A ideia surgiu numa conversa por telefone com o meu diretor criativo. O isolamento social foi o nosso ponto de partida. Se para a maioria das pessoas, a pandemia foi uma realidade passageira, para as pessoas com deficiência o isolamento acaba por ser uma realidade constante. Daqui até à execução, aconteceu tudo muito depressa.

‘4 Anos de Isolamento’, da Associação Salvador, dá a Miguel Valente o primeiro prémio da carreira, no Festival do CCP FOTO DR
As novas tecnologias trouxeram mais desafios à publicidade?
Atualmente, o que mais me fascina é a forma como a tecnologia abriu novas possibilidades para criar. Temos mais ferramentas, mais formatos e uma maior capacidade de interação com o público que antes era impensável.

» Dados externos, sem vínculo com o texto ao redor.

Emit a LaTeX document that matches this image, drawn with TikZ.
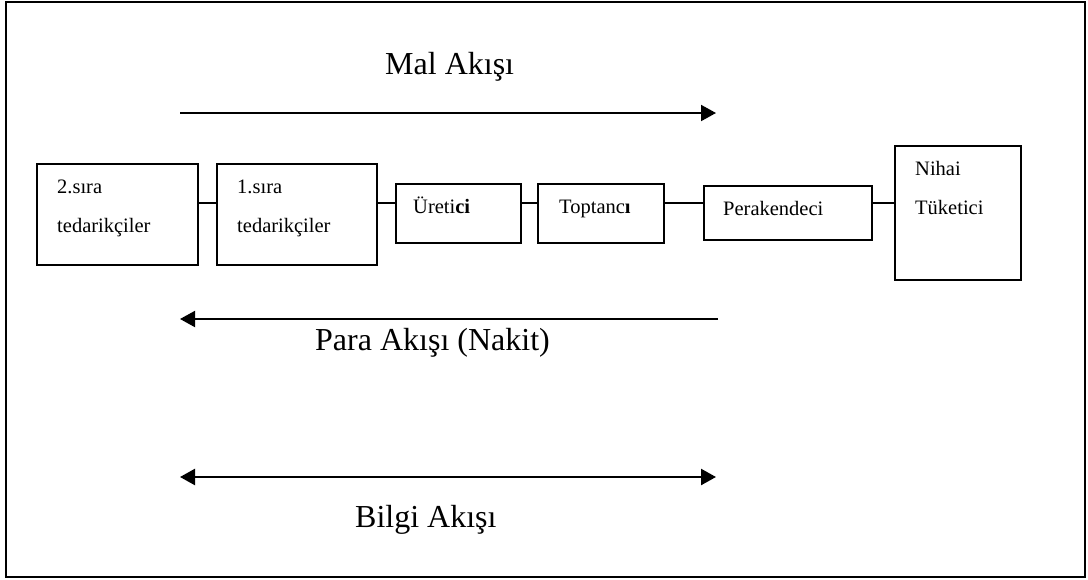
\documentclass[tikz,border=0pt]{standalone}
\usepackage{fontspec}
\setmainfont{Liberation Serif}
\usetikzlibrary{arrows.meta}

\tikzset{
  stagebox/.style={draw, line width=2pt, inner sep=0pt, anchor=north west},
  boxtext/.style={anchor=base west, inner sep=0pt, font=\fontsize{20.5}{24}\selectfont},
  flowlabel/.style={anchor=base west, inner sep=0pt, font=\fontsize{32}{38}\selectfont},
  link/.style={line width=2pt},
  flow/.style={line width=2pt, >={Triangle[length=15pt,width=16pt]}},
}

\begin{document}
\begin{tikzpicture}[x=1pt,y=-1pt]
  \useasboundingbox (0,0) rectangle (1088,579);
  % outer frame
  \draw[line width=2pt] (6,2) rectangle (1085,577);

  % supply chain stages
  \node[stagebox, minimum width=161pt, minimum height=101pt] (b1) at (36,163) {};
  \node[stagebox, minimum width=160pt, minimum height=101pt] (b2) at (216,163) {};
  \node[stagebox, minimum width=125pt, minimum height=59pt]  (b3) at (395,183) {};
  \node[stagebox, minimum width=126pt, minimum height=59pt]  (b4) at (537,183) {};
  \node[stagebox, minimum width=168pt, minimum height=54pt]  (b5) at (703,185) {};
  \node[stagebox, minimum width=126pt, minimum height=134pt] (b6) at (894,145) {};

  \node[boxtext] (t1a) at (57,193)  {2.sıra};
  \node[boxtext] (t1b) at (57,232)  {tedarikçiler};
  \node[boxtext] (t2a) at (237,193) {1.sıra};
  \node[boxtext] (t2b) at (237,232) {tedarikçiler};
  \node[boxtext] (t3)  at (413,213) {Üreti\textbf{ci}};
  \node[boxtext] (t4)  at (559,213) {Toptanc\textbf{ı}};
  \node[boxtext] (t5)  at (723,215) {Perakendeci};
  \node[boxtext] (t6a) at (915,175) {Nihai};
  \node[boxtext] (t6b) at (915,214) {Tüketici};

  % links between stages
  \coordinate (row) at (0,203);
  \draw[link] (b1.east |- row) -- (b2.west |- row);
  \draw[link] (b2.east |- row) -- (b3.west |- row);
  \draw[link] (b3.east |- row) -- (b4.west |- row);
  \draw[link] (b4.east |- row) -- (b5.west |- row);
  \draw[link] (b5.east |- row) -- (b6.west |- row);

  % flows
  \coordinate (ms) at (180,113);
  \coordinate (me) at (716,113);
  \draw[flow,->] (ms) -- (me);
  \node[flowlabel] (mal) at (385,74) {Mal Akışı};

  \coordinate (ps) at (718,319);
  \coordinate (pe) at (180,319);
  \draw[flow,->] (ps) -- (pe);
  \node[flowlabel] (para) at (315,350) {Para Akışı (Nakit)};

  \coordinate (bs) at (180,477);
  \coordinate (be) at (716,477);
  \draw[flow,<->,line width=2.4pt] (bs) -- (be);
  \node[flowlabel] (bilgi) at (355,527) {Bilgi Akışı};
\end{tikzpicture}
\end{document}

Isso é uma vantagem ou também é uma desvantagem?
Há os dois lados da moeda. Por um lado, temos mais ferramentas e formatos que permitem uma interação imediata com o público, o que torna a comunicação mais ágil, personalizada e eficaz. Por outro, essa mesma rapidez aumenta a pressão e a necessidade de um fluxo constante de conteúdos, o que pode resultar em mensagens menos impactantes.
O grande desafio é equilibrar inovação e relevância, de forma a garantir que as marcas mantêm a sua autenticidade sem comprometerem a qualidade da comunicação.
É a favor da utilização de inteligência artificial (IA) em campanhas?
Sou a favor da utilização de IA mas apenas na fase de criação, nunca como o produto final que chega ao público. Uma vez que a regulamentação nesta área ainda é escassa, acredito que a IA deve ser usada de forma responsável e complementar à criatividade humana.

Miguel Valente assume a direção criativa da agência de marketing e publicidade Winicio em janeiro de 2025 FOTO DR
Na Winicio, utilizamo-la para agilizar o processo criativo, o que nos permite visualizar conceitos rapidamente e antever o resultado com maior precisão. Isso não só otimiza o tempo como também amplia as possibilidades criativas de toda a equipa.
O que é que faz quando não tem ideias?
O truque é o trabalho em equipa. A folha em branco é sempre um desafio mas com uma conversa entre equipa, somos capazes de transformar os desafios em boas oportunidades. Pelo menos, é o que tenho aprendido na Winicio.